■ **INSTRUCTIONS FOR THE TASK**: In the entries below, count every line with the string "this". State the count and nothing else.

■ **THE DATA**:

§ §

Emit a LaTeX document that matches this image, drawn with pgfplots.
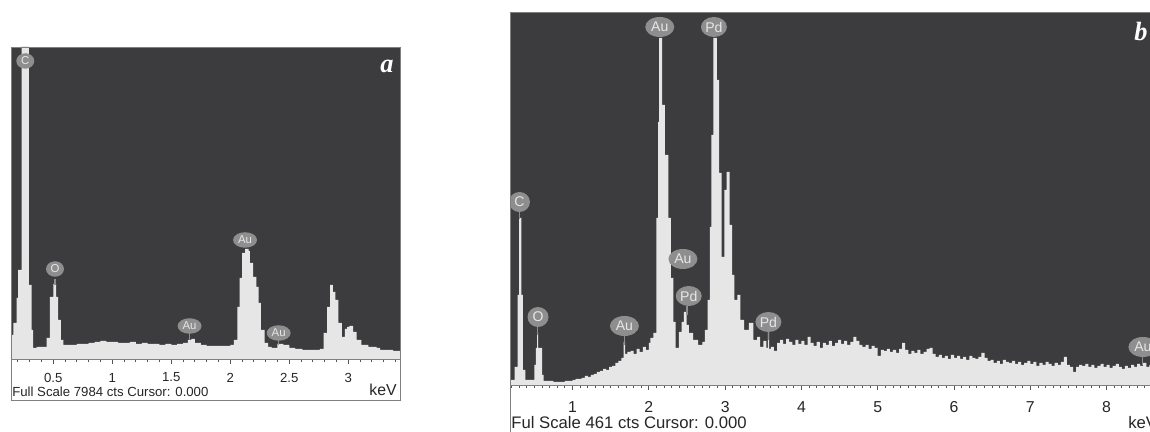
\documentclass[border=0pt]{standalone}
\usepackage{pgfplots}
\pgfplotsset{compat=1.18}
\usepackage{fontspec}
\setmainfont{Liberation Sans}
\newfontfamily\serifit{Liberation Serif}
\usetikzlibrary{shapes.geometric}
\definecolor{darkbg}{HTML}{3C3C3E}
\definecolor{specfill}{HTML}{E6E6E6}
\definecolor{framec}{HTML}{808080}
\definecolor{lblfill}{HTML}{8E8E8E}
\definecolor{lbltext}{HTML}{E6E6E6}
\definecolor{tickc}{HTML}{555555}
\tikzset{
  lblA/.style={ellipse, fill=lblfill, text=lbltext, inner sep=0pt, minimum width=0.36cm, minimum height=0.31cm, font=\fontsize{6.5}{6.5}\selectfont},
  lblB/.style={ellipse, fill=lblfill, text=lbltext, inner sep=0pt, minimum width=0.42cm, minimum height=0.40cm, font=\fontsize{8}{8}\selectfont},
  stem/.style={draw=lblfill, line width=0.6pt}
}
\begin{document}
\begin{tikzpicture}
\fill[white] (0,0) rectangle (23,8.64);
% ---------------- panel a ----------------
\begin{axis}[at={(0.22cm,1.46cm)}, anchor=south west, scale only axis,
  width=7.78cm, height=6.24cm, xmin=0.142, xmax=3.438, ymin=0, ymax=312,
  axis background/.style={fill=darkbg},
  axis line style={draw=framec, line width=0.5pt},
  ytick=\empty, xtick={0.5,1,...,3}, minor xtick={0.2,0.3,...,3.4},
  tick align=outside, xtick pos=lower,
  major tick length=0.1cm, minor tick length=0.06cm,
  tick style={draw=tickc, line width=0.5pt},
  xticklabel style={font=\fontsize{7.5}{8}\selectfont, text=black!85, anchor=center, yshift=-0.27cm},
  /pgf/number format/assume math mode=true]
\addplot[const plot, fill=specfill, draw=none] coordinates {
(0.142,24) (0.163,36) (0.19,61) (0.203,89) (0.232,330) (0.294,74) (0.316,29) (0.33,11)
(0.36,12) (0.444,21) (0.472,62) (0.50,75) (0.525,62) (0.542,39) (0.565,19) (0.585,14)
(0.66,14) (0.70,15) (0.75,15) (0.80,16) (0.85,17) (0.90,18) (0.95,17) (1.00,17)
(1.05,16) (1.10,16) (1.15,17) (1.20,15) (1.25,16) (1.30,15) (1.35,15) (1.40,14)
(1.45,15) (1.50,14) (1.55,15) (1.60,16) (1.64,19) (1.67,20) (1.70,16) (1.75,14)
(1.80,13) (1.85,13) (1.90,13) (1.95,13) (2.00,14) (2.03,19) (2.06,52) (2.08,81)
(2.10,106) (2.125,110) (2.155,108) (2.167,96) (2.193,82) (2.22,72) (2.24,56) (2.26,29)
(2.29,16) (2.32,12) (2.35,11) (2.40,15) (2.45,14) (2.50,11) (2.55,10) (2.61,9)
(2.70,9) (2.76,10) (2.79,26) (2.82,52) (2.845,74) (2.87,67) (2.89,59) (2.915,36)
(2.945,22) (2.97,30) (2.99,32) (3.01,33) (3.04,27) (3.07,19) (3.11,14) (3.17,12)
(3.24,11) (3.27,9) (3.33,9) (3.38,8) (3.44,7)
} \closedcycle;
\draw[stem] (axis cs:0.515,80) -- (axis cs:0.515,74);
\draw[stem] (axis cs:1.655,26) -- (axis cs:1.655,19);
\draw[stem] (axis cs:2.41,20) -- (axis cs:2.41,14);
\node[lblA] at (axis cs:0.263,298) {C};
\node[lblA] at (axis cs:0.515,90) {O};
\node[lblA, minimum width=0.48cm] at (axis cs:2.125,119) {Au};
\node[lblA, minimum width=0.48cm] at (axis cs:1.655,33) {Au};
\node[lblA, minimum width=0.48cm] at (axis cs:2.41,26) {Au};
\end{axis}
\draw[framec, line width=0.5pt] (0.22,0.64) rectangle (8.0,7.70);
\node[inner sep=0pt, anchor=base west, font=\fontsize{7.5}{8}\selectfont, text=black!85] at (0.24,0.70) {Full Scale 7984 cts Cursor: 0.000};
\node[inner sep=0pt, anchor=base east, font=\fontsize{9}{10}\selectfont, text=black!85] at (7.94,0.72) {keV};
\node[text=white, font=\serifit\bfseries\itshape\fontsize{15}{15}\selectfont] at (7.74,7.32) {a};
% ---------------- panel b ----------------
\begin{axis}[at={(10.2cm,0.94cm)}, anchor=south west, scale only axis,
  width=13.0cm, height=7.46cm, xmin=0.18, xmax=8.70, ymin=0, ymax=373,
  axis background/.style={fill=darkbg},
  axis line style={draw=framec, line width=0.5pt},
  ytick=\empty, xtick={1,...,8}, minor xtick={0.2,0.3,...,8.7},
  tick align=outside, xtick pos=lower,
  major tick length=0.1cm, minor tick length=0.06cm,
  tick style={draw=tickc, line width=0.5pt},
  xticklabel style={font=\fontsize{9}{9}\selectfont, text=black!85, anchor=center, yshift=-0.34cm},
  /pgf/number format/assume math mode=true]
\addplot[const plot, fill=specfill, draw=none] coordinates {
(0.18,5) (0.24,18) (0.28,90) (0.30,167) (0.33,90) (0.35,15) (0.38,5) (0.50,20)
(0.52,37) (0.535,52) (0.55,37) (0.60,10) (0.62,4) (0.75,3) (0.90,4) (1.00,5)
(1.04,6) (1.08,6) (1.12,7) (1.16,9) (1.20,8) (1.24,10) (1.28,11) (1.32,13)
(1.36,14) (1.40,16) (1.44,15) (1.48,18) (1.52,19) (1.56,22) (1.60,24) (1.64,27)
(1.67,43) (1.69,31) (1.72,33) (1.76,34) (1.80,31) (1.84,36) (1.88,33) (1.92,38)
(1.96,35) (2.00,42) (2.02,47) (2.06,52) (2.10,167) (2.12,263) (2.135,347) (2.175,280)
(2.21,230) (2.255,167) (2.29,107) (2.32,63) (2.35,37) (2.395,53) (2.43,63) (2.46,73)
(2.495,60) (2.525,52) (2.58,45) (2.645,40) (2.70,43) (2.735,55) (2.77,85) (2.80,158)
(2.82,250) (2.845,347) (2.89,305) (2.92,212) (2.955,128) (2.99,195) (3.02,213) (3.06,160)
(3.09,110) (3.12,85) (3.16,90) (3.20,65) (3.25,55) (3.31,62) (3.37,45) (3.42,48)
(3.46,38) (3.50,44) (3.54,37) (3.56,55) (3.575,36)
(3.60,38) (3.64,34) (3.68,42) (3.72,45) (3.76,41) (3.80,46) (3.84,43) (3.88,40)
(3.92,45) (3.96,41) (4.00,44) (4.04,40) (4.08,48) (4.12,42) (4.16,39) (4.20,43)
(4.24,37) (4.28,42) (4.32,40) (4.36,44) (4.40,39) (4.44,42) (4.48,45) (4.52,41)
(4.56,44) (4.60,40) (4.64,43) (4.68,48) (4.72,44) (4.76,40) (4.80,38) (4.84,40)
(4.88,36) (4.92,39) (4.96,37) (5.00,29) (5.04,35) (5.08,34) (5.12,36) (5.16,33)
(5.20,35) (5.24,32) (5.28,36) (5.32,42) (5.36,35) (5.40,31) (5.44,34) (5.48,32)
(5.52,35) (5.56,31) (5.60,33) (5.64,36) (5.68,37) (5.72,31) (5.76,28) (5.80,30)
(5.84,27) (5.88,29) (5.92,26) (5.96,30) (6.00,27) (6.04,29) (6.08,26) (6.12,28)
(6.16,25) (6.20,29) (6.24,27) (6.28,26) (6.32,28) (6.36,32) (6.40,27) (6.44,24)
(6.48,25) (6.52,22) (6.56,24) (6.60,21) (6.64,25) (6.68,23) (6.72,22) (6.76,24)
(6.80,21) (6.84,23) (6.88,20) (6.92,22) (6.96,24) (7.00,21) (7.04,23) (7.08,19)
(7.12,22) (7.16,20) (7.20,23) (7.24,21) (7.28,19) (7.32,22) (7.36,20) (7.40,23)
(7.44,28) (7.48,20) (7.52,18) (7.56,13) (7.60,18) (7.64,20) (7.68,19) (7.72,21)
(7.76,18) (7.80,20) (7.84,17) (7.88,19) (7.92,21) (7.96,18) (8.00,20) (8.04,17)
(8.08,19) (8.12,21) (8.16,18) (8.20,16) (8.24,19) (8.28,17) (8.32,20) (8.36,18)
(8.40,21) (8.44,19) (8.48,22) (8.52,18) (8.56,20) (8.60,19) (8.64,21) (8.68,18)
(8.72,20)
} \closedcycle;
\draw[stem] (axis cs:0.304,173) -- (axis cs:0.304,166);
\draw[stem] (axis cs:0.543,58) -- (axis cs:0.543,50);
\draw[stem] (axis cs:1.68,49) -- (axis cs:1.68,40);
\draw[stem] (axis cs:2.50,79) -- (axis cs:2.50,70);
\draw[stem] (axis cs:3.567,53) -- (axis cs:3.567,45);
\draw[stem] (axis cs:8.476,28) -- (axis cs:8.476,20);
\node[lblB, minimum width=0.58cm] at (axis cs:2.143,358) {Au};
\node[lblB, minimum width=0.52cm] at (axis cs:2.853,358) {Pd};
\node[lblB] at (axis cs:0.304,183) {C};
\node[lblB] at (axis cs:0.547,68) {O};
\node[lblB, minimum width=0.58cm] at (axis cs:1.68,59) {Au};
\node[lblB, minimum width=0.58cm] at (axis cs:2.447,126) {Au};
\node[lblB, minimum width=0.52cm] at (axis cs:2.523,89) {Pd};
\node[lblB, minimum width=0.52cm] at (axis cs:3.567,63) {Pd};
\node[lblB, minimum width=0.58cm] at (axis cs:8.476,38) {Au};
\end{axis}
\draw[framec, line width=0.5pt] (10.2,-0.3) rectangle (23.4,8.40);
\node[inner sep=0pt, anchor=base west, font=\fontsize{9.5}{10}\selectfont, text=black!85] at (10.22,0.06) {Ful Scale 461 cts Cursor: 0.000};
\node[inner sep=0pt, anchor=base west, font=\fontsize{9.5}{10}\selectfont, text=black!85] at (22.56,0.06) {keV};
\node[text=white, font=\serifit\bfseries\itshape\fontsize{15}{15}\selectfont] at (22.82,8.0) {b};
\pgfresetboundingbox
\useasboundingbox (0,0) rectangle (23,8.64);
\end{tikzpicture}
\end{document}
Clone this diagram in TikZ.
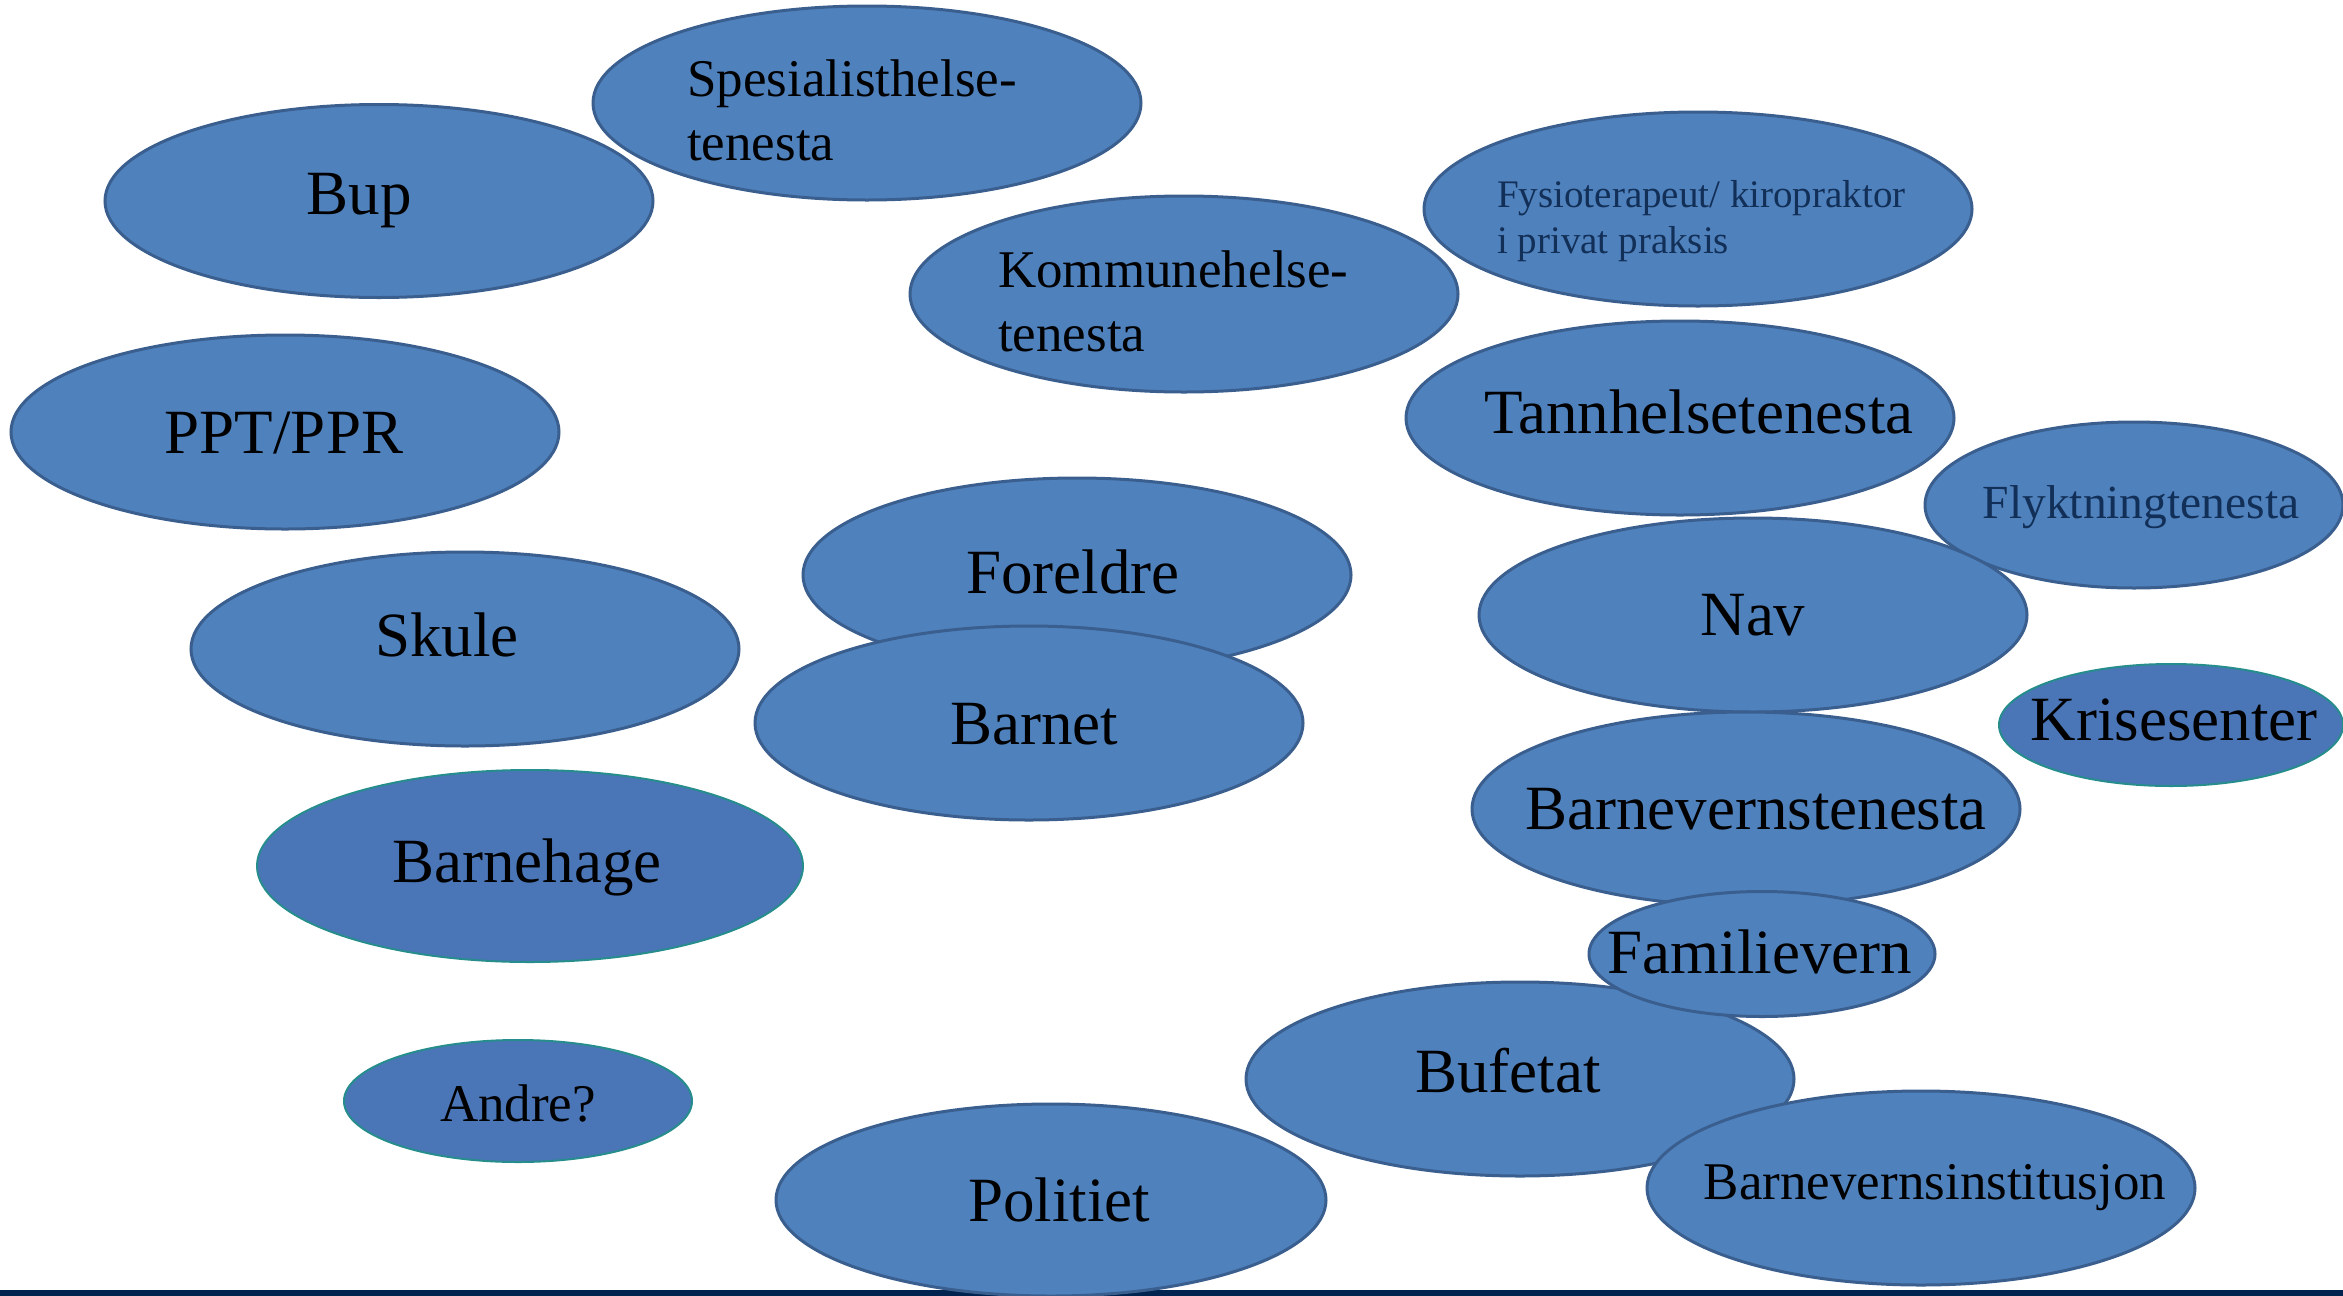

§ §

■ **EXPECTED ANSWER**: 2